TO DO. Return all lines that include the string "this".

──────── MATERIAL TO PROCESS ────────

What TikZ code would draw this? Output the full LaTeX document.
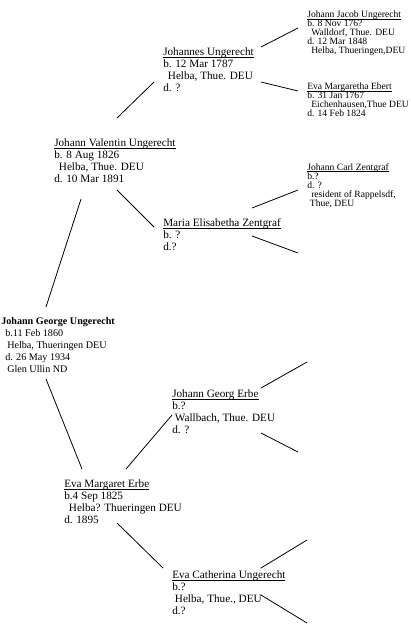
\documentclass[tikz,border=0pt]{standalone}
\usepackage{fontspec}
\setmainfont{Liberation Serif}

\newcommand\uname[1]{\setbox0\hbox{#1}\rlap{\rule[-1.2pt]{\wd0}{0.45pt}}\box0}

\begin{document}
\begin{tikzpicture}[
    x=0.75pt, y=-0.75pt,
    person/.style={anchor=north west, align=left, inner sep=0pt, font=\fontsize{8.4}{9}\selectfont},
    small/.style={person, font=\fontsize{7.2}{6.75}\selectfont},
    link/.style={line width=0.6pt}
]
\useasboundingbox (0,0) rectangle (411,633);
% generation 1
\node[person, font=\fontsize{7.6}{9}\selectfont] (george) at (1,317.5)
  {\textbf{Johann George Ungerecht}\\\hspace*{3pt}b.11 Feb 1860\\\hspace*{4.5pt}Helba, Thueringen DEU\\\hspace*{3pt}d. 26 May 1934\\\hspace*{4.5pt}Glen Ullin ND};
% generation 2
\node[person] (valentin) at (54,138.5)
  {\uname{Johann Valentin Ungerecht}\\b. 8 Aug 1826\\\hspace*{3.5pt}Helba, Thue. DEU\\d. 10 Mar 1891};
\node[person] (margaret) at (64,479.5)
  {\uname{Eva Margaret Erbe}\\b.4 Sep 1825\\\hspace*{3.5pt}Helba? Thueringen DEU\\d. 1895};
% generation 3
\node[person] (johannes) at (163,47.5)
  {\uname{Johannes Ungerecht}\\b. 12 Mar 1787\\\hspace*{3.5pt}Helba, Thue. DEU\\d. ?};
\node[person] (maria) at (163,218.5)
  {\uname{Maria Elisabetha Zentgraf}\\b. ?\\d.?};
\node[person] (georg) at (172,389.5)
  {\uname{Johann Georg Erbe}\\b.?\\\hspace*{2pt}Wallbach, Thue. DEU\\d. ?};
\node[person] (catherina) at (172,570.5)
  {\uname{Eva Catherina Ungerecht}\\b.?\\\hspace*{2pt}Helba, Thue., DEU\\d.?};
% generation 4
\node[small] (jacob) at (307,11)
  {\uname{Johann Jacob Ungerecht}\\b. 8 Nov 176?\\\hspace*{3pt}Walldorf, Thue. DEU\\d. 12 Mar 1848\\\hspace*{3pt}Helba, Thueringen,DEU};
\node[small] (ebert) at (307,83)
  {\uname{Eva Margaretha Ebert}\\b. 31 Jan 1767\\\hspace*{3pt}Eichenhausen,Thue DEU\\d. 14 Feb 1824};
\node[small] (carl) at (307,163)
  {\uname{Johann Carl Zentgraf}\\b.?\\d. ?\\\hspace*{3pt}resident of Rappelsdf,\\\hspace*{2pt}Thue, DEU};
% open ends
\coordinate (maria-m) at (298,253);
\coordinate (georg-f) at (307,362);
\coordinate (georg-m) at (298,452);
\coordinate (catherina-f) at (307,540);
\coordinate (catherina-m) at (307,623);

\draw[link] ([shift={(45,-10.5)}]george.north west) -- ([shift={(27,60.5)}]valentin.north west);
\draw[link] ([shift={(45,61.5)}]george.north west) -- ([shift={(18,-10.5)}]margaret.north west);
\draw[link] ([shift={(63,-20.5)}]valentin.north west) -- ([shift={(-9,34.5)}]johannes.north west);
\draw[link] ([shift={(63,51.5)}]valentin.north west) -- ([shift={(-9,8.5)}]maria.north west);
\draw[link] ([shift={(98,-0.5)}]johannes.north west) -- ([shift={(-9,17)}]jacob.north west);
\draw[link] ([shift={(98,34.5)}]johannes.north west) -- ([shift={(-9,8)}]ebert.north west);
\draw[link] ([shift={(89,-10.5)}]maria.north west) -- ([shift={(-9,27)}]carl.north west);
\draw[link] ([shift={(89,17.5)}]maria.north west) -- (maria-m);
\draw[link] ([shift={(62,-10.5)}]margaret.north west) -- ([shift={(0,25.5)}]georg.north west);
\draw[link] ([shift={(53,43.5)}]margaret.north west) -- ([shift={(-9,-2.5)}]catherina.north west);
\draw[link] ([shift={(89,-1.5)}]georg.north west) -- (georg-f);
\draw[link] ([shift={(89,43.5)}]georg.north west) -- (georg-m);
\draw[link] ([shift={(89,-2.5)}]catherina.north west) -- (catherina-f);
\draw[link] ([shift={(89,24.5)}]catherina.north west) -- (catherina-m);
\end{tikzpicture}
\end{document}
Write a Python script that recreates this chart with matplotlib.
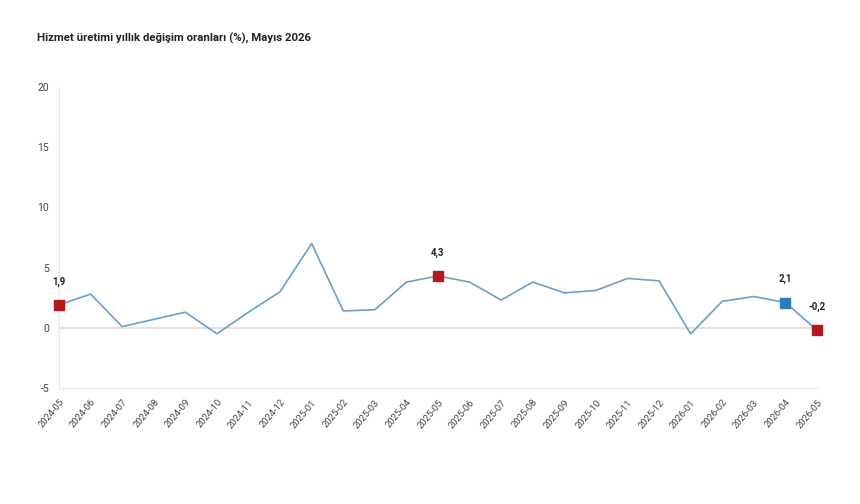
import matplotlib.pyplot as plt
import numpy as np

months = ['2024-05', '2024-06', '2024-07', '2024-08', '2024-09', '2024-10', '2024-11',
          '2024-12', '2025-01', '2025-02', '2025-03', '2025-04', '2025-05', '2025-06',
          '2025-07', '2025-08', '2025-09', '2025-10', '2025-11', '2025-12', '2026-01',
          '2026-02', '2026-03', '2026-04', '2026-05']
values = [1.9, 2.8, 0.1, 0.7, 1.3, -0.5, 1.3, 3.0, 7.0, 1.4, 1.5, 3.8, 4.3, 3.8,
          2.3, 3.8, 2.9, 3.1, 4.1, 3.9, -0.5, 2.2, 2.6, 2.1, -0.2]
# highlighted points: index, colour
highlights = {0: '#b5191f', 12: '#b5191f', 23: '#2f7dbf', 24: '#b5191f'}
yticks = [-5, 0, 5, 10, 15, 20]

plt.rcParams['font.family'] = ['Roboto', 'DejaVu Sans']

fig = plt.figure(figsize=(8.6, 5.04), dpi=100)
ax = fig.add_axes([59 / 860, 1 - 388 / 504, (817 - 59) / 860, 301 / 504])

x = np.arange(len(months))
ax.axhline(0, color='#e3e3e3', lw=1.6, zorder=1)
ax.plot(x, values, color='#6b9fc9', lw=1.2, zorder=2)

for i, c in highlights.items():
    ax.plot(x[i], values[i], marker='s', ms=7.5, color=c, mec=c, zorder=3, clip_on=False)
    ax.annotate(f"{values[i]:.1f}".replace('.', ','), (x[i], values[i]),
                xytext=(0, 13), textcoords='offset points', ha='center', va='bottom',
                fontsize=7, fontweight='bold', color='#222222')

ax.set_xlim(0, len(months) - 1)
ax.set_ylim(-5, 20)
ax.set_yticks(yticks)
ax.set_yticklabels([str(t) for t in yticks], fontsize=7.5, color='#444444')
ax.set_xticks(x)
ax.set_xticklabels(months, rotation=50, ha='right', rotation_mode='anchor',
                   fontsize=6.8, color='#444444')
ax.tick_params(length=0, pad=7)
ax.tick_params(axis='y', pad=7)

for s in ['top', 'right']:
    ax.spines[s].set_visible(False)
ax.spines['left'].set_color('#e6e6e6')
ax.spines['bottom'].set_color('#e6e6e6')

fig.text(37 / 860, 1 - 38 / 504, 'Hizmet üretimi yıllık değişim oranları (%), Mayıs 2026',
         fontsize=8.2, fontweight='bold', color='#222222', va='center')

plt.savefig('out.png', dpi=100)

────────

EXPECTED ANSWER.
What TikZ code would draw this? Output the full LaTeX document.
Write a Python script that recreates this chart with matplotlib.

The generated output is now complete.